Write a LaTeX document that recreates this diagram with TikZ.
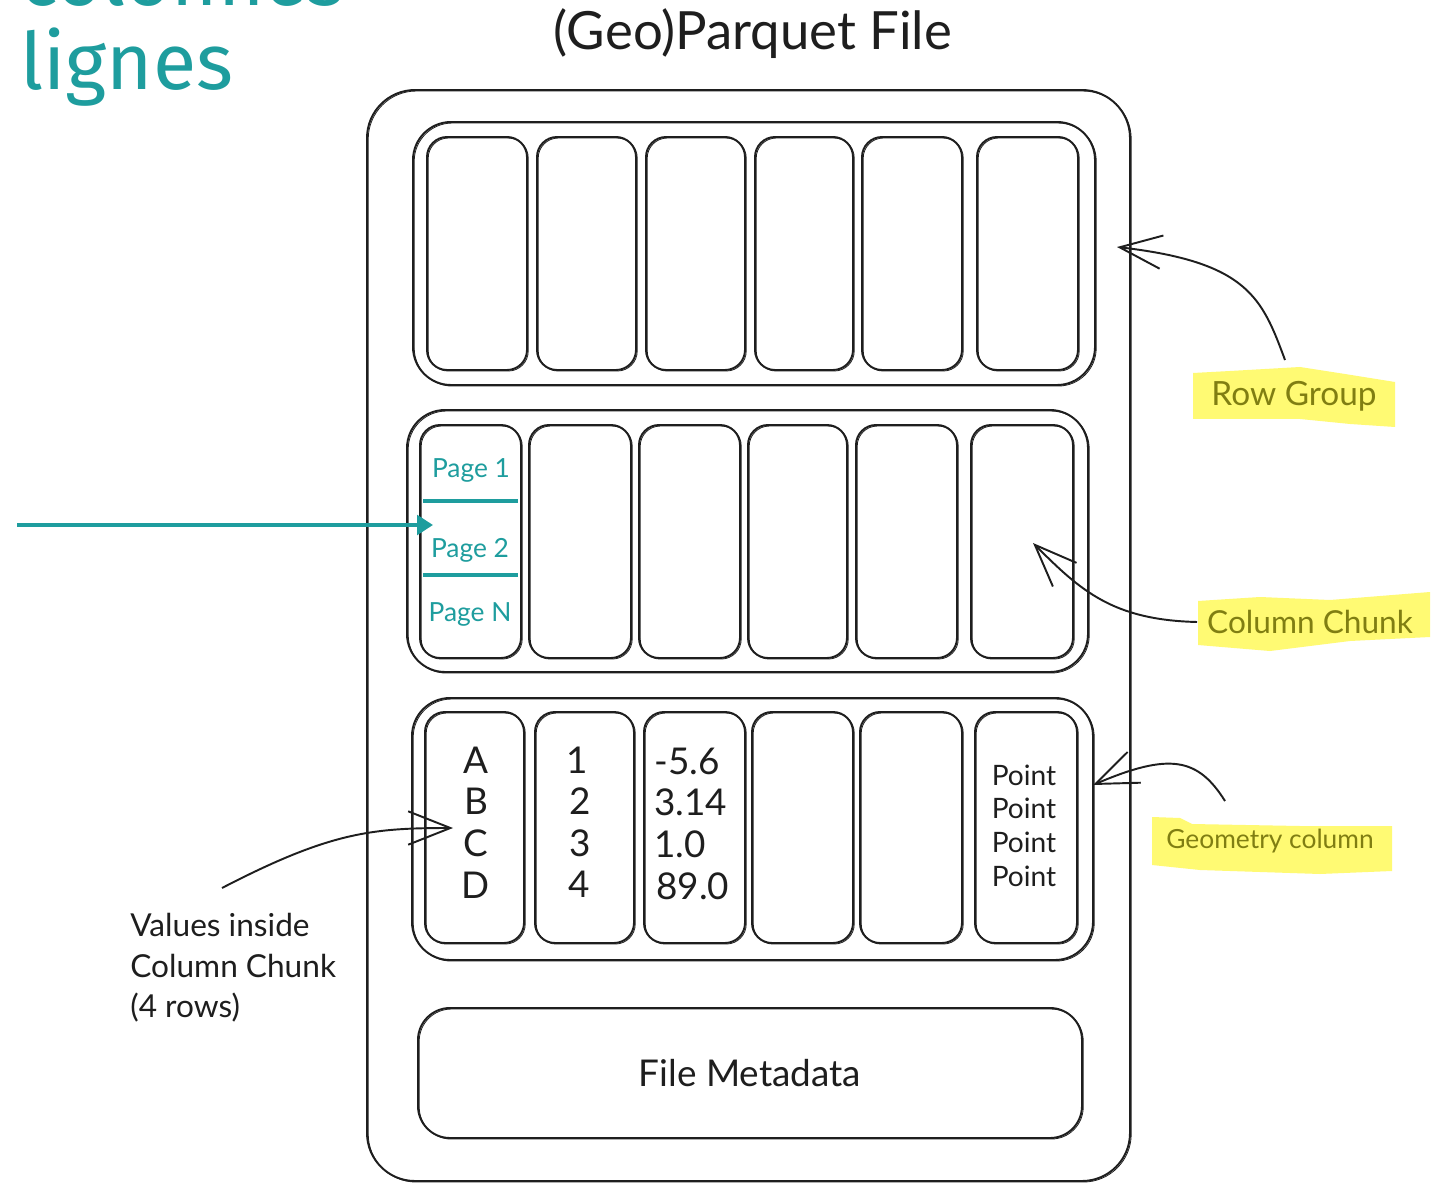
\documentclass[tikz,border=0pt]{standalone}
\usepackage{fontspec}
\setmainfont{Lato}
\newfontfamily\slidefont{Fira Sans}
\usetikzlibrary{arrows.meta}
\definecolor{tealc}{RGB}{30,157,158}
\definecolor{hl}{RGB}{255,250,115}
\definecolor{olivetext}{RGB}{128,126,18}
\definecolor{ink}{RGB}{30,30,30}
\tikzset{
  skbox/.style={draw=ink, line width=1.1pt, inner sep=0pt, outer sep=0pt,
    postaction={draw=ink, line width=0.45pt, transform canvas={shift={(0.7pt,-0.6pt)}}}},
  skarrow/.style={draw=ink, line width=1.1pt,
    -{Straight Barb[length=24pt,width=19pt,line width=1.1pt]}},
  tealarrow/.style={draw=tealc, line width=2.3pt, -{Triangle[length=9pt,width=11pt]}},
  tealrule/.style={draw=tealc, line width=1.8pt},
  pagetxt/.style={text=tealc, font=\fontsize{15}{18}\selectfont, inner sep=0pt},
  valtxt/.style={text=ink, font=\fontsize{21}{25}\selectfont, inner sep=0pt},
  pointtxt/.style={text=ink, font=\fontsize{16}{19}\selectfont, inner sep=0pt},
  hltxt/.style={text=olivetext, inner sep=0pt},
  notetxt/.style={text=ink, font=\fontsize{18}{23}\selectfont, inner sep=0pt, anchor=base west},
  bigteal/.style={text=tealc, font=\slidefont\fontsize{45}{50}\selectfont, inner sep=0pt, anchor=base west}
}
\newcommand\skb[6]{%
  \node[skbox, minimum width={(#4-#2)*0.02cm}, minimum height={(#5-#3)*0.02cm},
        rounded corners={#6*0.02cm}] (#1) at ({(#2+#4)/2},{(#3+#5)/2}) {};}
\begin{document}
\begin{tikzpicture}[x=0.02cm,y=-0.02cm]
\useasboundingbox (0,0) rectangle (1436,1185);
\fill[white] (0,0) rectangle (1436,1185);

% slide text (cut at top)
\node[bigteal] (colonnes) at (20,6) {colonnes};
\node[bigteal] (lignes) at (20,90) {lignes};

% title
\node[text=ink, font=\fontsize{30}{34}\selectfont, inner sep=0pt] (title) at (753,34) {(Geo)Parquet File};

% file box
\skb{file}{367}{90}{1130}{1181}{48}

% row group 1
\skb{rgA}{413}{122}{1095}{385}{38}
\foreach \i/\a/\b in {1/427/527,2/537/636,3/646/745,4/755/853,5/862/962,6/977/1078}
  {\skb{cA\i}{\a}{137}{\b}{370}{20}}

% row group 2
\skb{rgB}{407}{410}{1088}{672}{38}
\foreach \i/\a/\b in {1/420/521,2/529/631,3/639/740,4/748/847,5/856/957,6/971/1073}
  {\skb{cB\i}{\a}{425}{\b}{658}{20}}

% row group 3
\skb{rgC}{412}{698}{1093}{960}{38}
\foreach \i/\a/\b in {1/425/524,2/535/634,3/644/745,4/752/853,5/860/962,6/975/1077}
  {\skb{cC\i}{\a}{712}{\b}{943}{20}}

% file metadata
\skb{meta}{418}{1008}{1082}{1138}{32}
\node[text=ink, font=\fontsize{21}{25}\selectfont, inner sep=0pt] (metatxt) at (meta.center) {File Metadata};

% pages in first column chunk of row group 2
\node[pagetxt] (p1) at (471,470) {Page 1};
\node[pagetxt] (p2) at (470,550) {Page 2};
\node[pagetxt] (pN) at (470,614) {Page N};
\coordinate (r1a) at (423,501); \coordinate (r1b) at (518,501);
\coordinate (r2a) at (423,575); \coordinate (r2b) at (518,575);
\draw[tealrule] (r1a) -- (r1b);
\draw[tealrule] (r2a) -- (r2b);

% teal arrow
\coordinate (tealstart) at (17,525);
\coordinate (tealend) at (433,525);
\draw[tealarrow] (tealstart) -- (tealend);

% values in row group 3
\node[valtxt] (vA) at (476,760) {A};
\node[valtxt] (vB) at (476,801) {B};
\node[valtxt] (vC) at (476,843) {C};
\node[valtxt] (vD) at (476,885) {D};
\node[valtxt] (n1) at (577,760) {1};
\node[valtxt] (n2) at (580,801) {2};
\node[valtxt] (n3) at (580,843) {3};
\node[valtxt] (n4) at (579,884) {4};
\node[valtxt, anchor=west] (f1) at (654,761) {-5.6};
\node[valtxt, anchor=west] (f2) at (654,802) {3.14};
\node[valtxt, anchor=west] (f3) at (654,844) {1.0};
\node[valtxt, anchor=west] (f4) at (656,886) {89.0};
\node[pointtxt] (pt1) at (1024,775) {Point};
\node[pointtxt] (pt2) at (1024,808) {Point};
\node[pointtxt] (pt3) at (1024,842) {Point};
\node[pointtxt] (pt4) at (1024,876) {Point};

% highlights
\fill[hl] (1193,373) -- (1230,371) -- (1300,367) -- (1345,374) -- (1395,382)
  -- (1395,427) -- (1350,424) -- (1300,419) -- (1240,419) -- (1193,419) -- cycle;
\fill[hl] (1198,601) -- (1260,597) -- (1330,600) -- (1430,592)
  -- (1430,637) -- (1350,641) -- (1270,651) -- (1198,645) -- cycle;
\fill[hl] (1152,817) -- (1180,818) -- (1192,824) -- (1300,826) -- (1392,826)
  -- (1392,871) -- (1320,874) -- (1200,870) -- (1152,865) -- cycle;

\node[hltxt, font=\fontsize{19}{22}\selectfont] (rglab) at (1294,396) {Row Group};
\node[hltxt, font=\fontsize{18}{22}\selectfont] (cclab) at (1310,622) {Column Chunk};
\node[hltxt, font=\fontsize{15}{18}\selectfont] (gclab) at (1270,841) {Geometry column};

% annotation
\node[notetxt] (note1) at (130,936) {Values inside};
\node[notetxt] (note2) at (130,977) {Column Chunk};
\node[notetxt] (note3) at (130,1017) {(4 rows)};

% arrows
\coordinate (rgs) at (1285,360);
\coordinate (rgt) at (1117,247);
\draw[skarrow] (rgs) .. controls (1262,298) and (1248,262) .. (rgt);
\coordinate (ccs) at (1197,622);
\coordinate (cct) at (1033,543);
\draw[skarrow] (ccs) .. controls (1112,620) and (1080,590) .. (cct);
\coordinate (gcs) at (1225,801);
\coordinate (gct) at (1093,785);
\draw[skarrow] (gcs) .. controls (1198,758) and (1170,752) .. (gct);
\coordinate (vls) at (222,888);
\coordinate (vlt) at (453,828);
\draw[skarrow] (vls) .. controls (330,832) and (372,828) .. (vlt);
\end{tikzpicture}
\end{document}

---------------

* Written problem
In this exercise, set down all of the data exactly, without the pictures.

* Exercise output
Write a LaTeX document that recreates this diagram with TikZ.
\documentclass[tikz,border=0pt]{standalone}
\usepackage{fontspec}
\setmainfont{Lato}
\newfontfamily\slidefont{Fira Sans}
\usetikzlibrary{arrows.meta}
\definecolor{tealc}{RGB}{30,157,158}
\definecolor{hl}{RGB}{255,250,115}
\definecolor{olivetext}{RGB}{128,126,18}
\definecolor{ink}{RGB}{30,30,30}
\tikzset{
  skbox/.style={draw=ink, line width=1.1pt, inner sep=0pt, outer sep=0pt,
    postaction={draw=ink, line width=0.45pt, transform canvas={shift={(0.7pt,-0.6pt)}}}},
  skarrow/.style={draw=ink, line width=1.1pt,
    -{Straight Barb[length=24pt,width=19pt,line width=1.1pt]}},
  tealarrow/.style={draw=tealc, line width=2.3pt, -{Triangle[length=9pt,width=11pt]}},
  tealrule/.style={draw=tealc, line width=1.8pt},
  pagetxt/.style={text=tealc, font=\fontsize{15}{18}\selectfont, inner sep=0pt},
  valtxt/.style={text=ink, font=\fontsize{21}{25}\selectfont, inner sep=0pt},
  pointtxt/.style={text=ink, font=\fontsize{16}{19}\selectfont, inner sep=0pt},
  hltxt/.style={text=olivetext, inner sep=0pt},
  notetxt/.style={text=ink, font=\fontsize{18}{23}\selectfont, inner sep=0pt, anchor=base west},
  bigteal/.style={text=tealc, font=\slidefont\fontsize{45}{50}\selectfont, inner sep=0pt, anchor=base west}
}
\newcommand\skb[6]{%
  \node[skbox, minimum width={(#4-#2)*0.02cm}, minimum height={(#5-#3)*0.02cm},
        rounded corners={#6*0.02cm}] (#1) at ({(#2+#4)/2},{(#3+#5)/2}) {};}
\begin{document}
\begin{tikzpicture}[x=0.02cm,y=-0.02cm]
\useasboundingbox (0,0) rectangle (1436,1185);
\fill[white] (0,0) rectangle (1436,1185);

% slide text (cut at top)
\node[bigteal] (colonnes) at (20,6) {colonnes};
\node[bigteal] (lignes) at (20,90) {lignes};

% title
\node[text=ink, font=\fontsize{30}{34}\selectfont, inner sep=0pt] (title) at (753,34) {(Geo)Parquet File};

% file box
\skb{file}{367}{90}{1130}{1181}{48}

% row group 1
\skb{rgA}{413}{122}{1095}{385}{38}
\foreach \i/\a/\b in {1/427/527,2/537/636,3/646/745,4/755/853,5/862/962,6/977/1078}
  {\skb{cA\i}{\a}{137}{\b}{370}{20}}

% row group 2
\skb{rgB}{407}{410}{1088}{672}{38}
\foreach \i/\a/\b in {1/420/521,2/529/631,3/639/740,4/748/847,5/856/957,6/971/1073}
  {\skb{cB\i}{\a}{425}{\b}{658}{20}}

% row group 3
\skb{rgC}{412}{698}{1093}{960}{38}
\foreach \i/\a/\b in {1/425/524,2/535/634,3/644/745,4/752/853,5/860/962,6/975/1077}
  {\skb{cC\i}{\a}{712}{\b}{943}{20}}

% file metadata
\skb{meta}{418}{1008}{1082}{1138}{32}
\node[text=ink, font=\fontsize{21}{25}\selectfont, inner sep=0pt] (metatxt) at (meta.center) {File Metadata};

% pages in first column chunk of row group 2
\node[pagetxt] (p1) at (471,470) {Page 1};
\node[pagetxt] (p2) at (470,550) {Page 2};
\node[pagetxt] (pN) at (470,614) {Page N};
\coordinate (r1a) at (423,501); \coordinate (r1b) at (518,501);
\coordinate (r2a) at (423,575); \coordinate (r2b) at (518,575);
\draw[tealrule] (r1a) -- (r1b);
\draw[tealrule] (r2a) -- (r2b);

% teal arrow
\coordinate (tealstart) at (17,525);
\coordinate (tealend) at (433,525);
\draw[tealarrow] (tealstart) -- (tealend);

% values in row group 3
\node[valtxt] (vA) at (476,760) {A};
\node[valtxt] (vB) at (476,801) {B};
\node[valtxt] (vC) at (476,843) {C};
\node[valtxt] (vD) at (476,885) {D};
\node[valtxt] (n1) at (577,760) {1};
\node[valtxt] (n2) at (580,801) {2};
\node[valtxt] (n3) at (580,843) {3};
\node[valtxt] (n4) at (579,884) {4};
\node[valtxt, anchor=west] (f1) at (654,761) {-5.6};
\node[valtxt, anchor=west] (f2) at (654,802) {3.14};
\node[valtxt, anchor=west] (f3) at (654,844) {1.0};
\node[valtxt, anchor=west] (f4) at (656,886) {89.0};
\node[pointtxt] (pt1) at (1024,775) {Point};
\node[pointtxt] (pt2) at (1024,808) {Point};
\node[pointtxt] (pt3) at (1024,842) {Point};
\node[pointtxt] (pt4) at (1024,876) {Point};

% highlights
\fill[hl] (1193,373) -- (1230,371) -- (1300,367) -- (1345,374) -- (1395,382)
  -- (1395,427) -- (1350,424) -- (1300,419) -- (1240,419) -- (1193,419) -- cycle;
\fill[hl] (1198,601) -- (1260,597) -- (1330,600) -- (1430,592)
  -- (1430,637) -- (1350,641) -- (1270,651) -- (1198,645) -- cycle;
\fill[hl] (1152,817) -- (1180,818) -- (1192,824) -- (1300,826) -- (1392,826)
  -- (1392,871) -- (1320,874) -- (1200,870) -- (1152,865) -- cycle;

\node[hltxt, font=\fontsize{19}{22}\selectfont] (rglab) at (1294,396) {Row Group};
\node[hltxt, font=\fontsize{18}{22}\selectfont] (cclab) at (1310,622) {Column Chunk};
\node[hltxt, font=\fontsize{15}{18}\selectfont] (gclab) at (1270,841) {Geometry column};

% annotation
\node[notetxt] (note1) at (130,936) {Values inside};
\node[notetxt] (note2) at (130,977) {Column Chunk};
\node[notetxt] (note3) at (130,1017) {(4 rows)};

% arrows
\coordinate (rgs) at (1285,360);
\coordinate (rgt) at (1117,247);
\draw[skarrow] (rgs) .. controls (1262,298) and (1248,262) .. (rgt);
\coordinate (ccs) at (1197,622);
\coordinate (cct) at (1033,543);
\draw[skarrow] (ccs) .. controls (1112,620) and (1080,590) .. (cct);
\coordinate (gcs) at (1225,801);
\coordinate (gct) at (1093,785);
\draw[skarrow] (gcs) .. controls (1198,758) and (1170,752) .. (gct);
\coordinate (vls) at (222,888);
\coordinate (vlt) at (453,828);
\draw[skarrow] (vls) .. controls (330,832) and (372,828) .. (vlt);
\end{tikzpicture}
\end{document}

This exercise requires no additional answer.